[Exercise goal]: Give the data below again exactly as it stands. Omit the pictures.

::::::::::

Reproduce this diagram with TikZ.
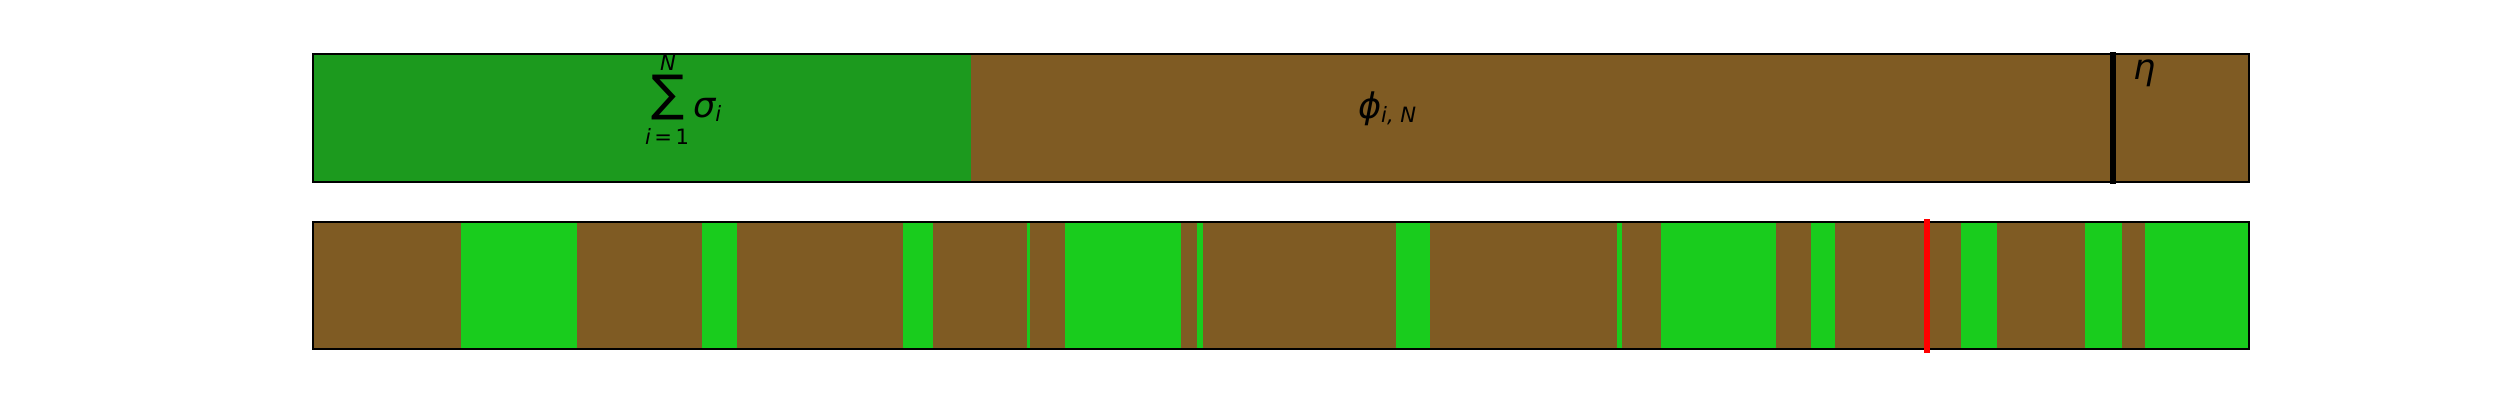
\documentclass[tikz,border=0pt]{standalone}
\usepackage{fontspec}
\setmainfont{DejaVu Sans}
\definecolor{topgreen}{RGB}{28,154,30}
\definecolor{barbrown}{RGB}{127,91,35}
\definecolor{bargreen}{RGB}{25,204,29}
\definecolor{markred}{RGB}{255,0,0}
\tikzset{
  frame/.style={draw=black, line width=0.6pt},
  seg/.style={fill=bargreen},
  marker/.style={line width=1.5pt},
  lbl/.style={inner sep=0pt, outer sep=0pt, font=\fontsize{10}{10}\selectfont\itshape},
  sublbl/.style={inner sep=0pt, outer sep=0pt, font=\fontsize{6}{6}\selectfont}
}
\begin{document}
\begin{tikzpicture}[x=0.01cm,y=-0.01cm]
\useasboundingbox (0,0) rectangle (2500,400);
% top bar
\fill[topgreen] (313,54) rectangle (971,182);
\fill[barbrown] (971,54) rectangle (2249,182);
\draw[frame] (313,54) rectangle (2249,182);
\coordinate (etaTop) at (2113,52);
\coordinate (etaBot) at (2113,184);
\draw[marker, black] (etaTop) -- (etaBot);
% bottom bar
\fill[barbrown] (313,222) rectangle (2249,349);
\foreach \a/\b in {461.1/577.1, 702.2/737.0, 903.0/933.2, 1027.0/1030.0, 1065.2/1181.2, 1196.9/1203.0, 1395.9/1429.9, 1617/1622, 1661/1776, 1811/1835, 1960.7/1997, 2085/2122, 2145/2249}
  \fill[seg] (\a,222) rectangle (\b,349);
\draw[frame] (313,222) rectangle (2249,349);
\coordinate (redTop) at (1927,219);
\coordinate (redBot) at (1927,353);
\draw[marker, markred] (redTop) -- (redBot);
% labels
\node[inner sep=0pt, anchor=center, font=\fontsize{14}{14}\selectfont] (sum) at (668,98) {∑};
\node[sublbl, anchor=base, font=\fontsize{6}{6}\selectfont\itshape] (sumN) at (668,70) {N};
\node[sublbl, anchor=base] (sumi) at (667,144) {\textit{i}\,=\,1};
\node[lbl, anchor=base west] (sigma) at (693,117) {σ\raisebox{-1.4pt}{\fontsize{6}{6}\selectfont\itshape i}};
\node[lbl, anchor=base west] (phi) at (1358,118) {ϕ\raisebox{-1.4pt}{\fontsize{6}{6}\selectfont\itshape i, N}};
\node[lbl, anchor=base west] (eta) at (2133,80) {η};
\end{tikzpicture}
\end{document}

::::::::::

[Response to this exercise]:
Reproduce this diagram with TikZ.
\documentclass[tikz,border=0pt]{standalone}
\usepackage{fontspec}
\setmainfont{DejaVu Sans}
\definecolor{topgreen}{RGB}{28,154,30}
\definecolor{barbrown}{RGB}{127,91,35}
\definecolor{bargreen}{RGB}{25,204,29}
\definecolor{markred}{RGB}{255,0,0}
\tikzset{
  frame/.style={draw=black, line width=0.6pt},
  seg/.style={fill=bargreen},
  marker/.style={line width=1.5pt},
  lbl/.style={inner sep=0pt, outer sep=0pt, font=\fontsize{10}{10}\selectfont\itshape},
  sublbl/.style={inner sep=0pt, outer sep=0pt, font=\fontsize{6}{6}\selectfont}
}
\begin{document}
\begin{tikzpicture}[x=0.01cm,y=-0.01cm]
\useasboundingbox (0,0) rectangle (2500,400);
% top bar
\fill[topgreen] (313,54) rectangle (971,182);
\fill[barbrown] (971,54) rectangle (2249,182);
\draw[frame] (313,54) rectangle (2249,182);
\coordinate (etaTop) at (2113,52);
\coordinate (etaBot) at (2113,184);
\draw[marker, black] (etaTop) -- (etaBot);
% bottom bar
\fill[barbrown] (313,222) rectangle (2249,349);
\foreach \a/\b in {461.1/577.1, 702.2/737.0, 903.0/933.2, 1027.0/1030.0, 1065.2/1181.2, 1196.9/1203.0, 1395.9/1429.9, 1617/1622, 1661/1776, 1811/1835, 1960.7/1997, 2085/2122, 2145/2249}
  \fill[seg] (\a,222) rectangle (\b,349);
\draw[frame] (313,222) rectangle (2249,349);
\coordinate (redTop) at (1927,219);
\coordinate (redBot) at (1927,353);
\draw[marker, markred] (redTop) -- (redBot);
% labels
\node[inner sep=0pt, anchor=center, font=\fontsize{14}{14}\selectfont] (sum) at (668,98) {∑};
\node[sublbl, anchor=base, font=\fontsize{6}{6}\selectfont\itshape] (sumN) at (668,70) {N};
\node[sublbl, anchor=base] (sumi) at (667,144) {\textit{i}\,=\,1};
\node[lbl, anchor=base west] (sigma) at (693,117) {σ\raisebox{-1.4pt}{\fontsize{6}{6}\selectfont\itshape i}};
\node[lbl, anchor=base west] (phi) at (1358,118) {ϕ\raisebox{-1.4pt}{\fontsize{6}{6}\selectfont\itshape i, N}};
\node[lbl, anchor=base west] (eta) at (2133,80) {η};
\end{tikzpicture}
\end{document}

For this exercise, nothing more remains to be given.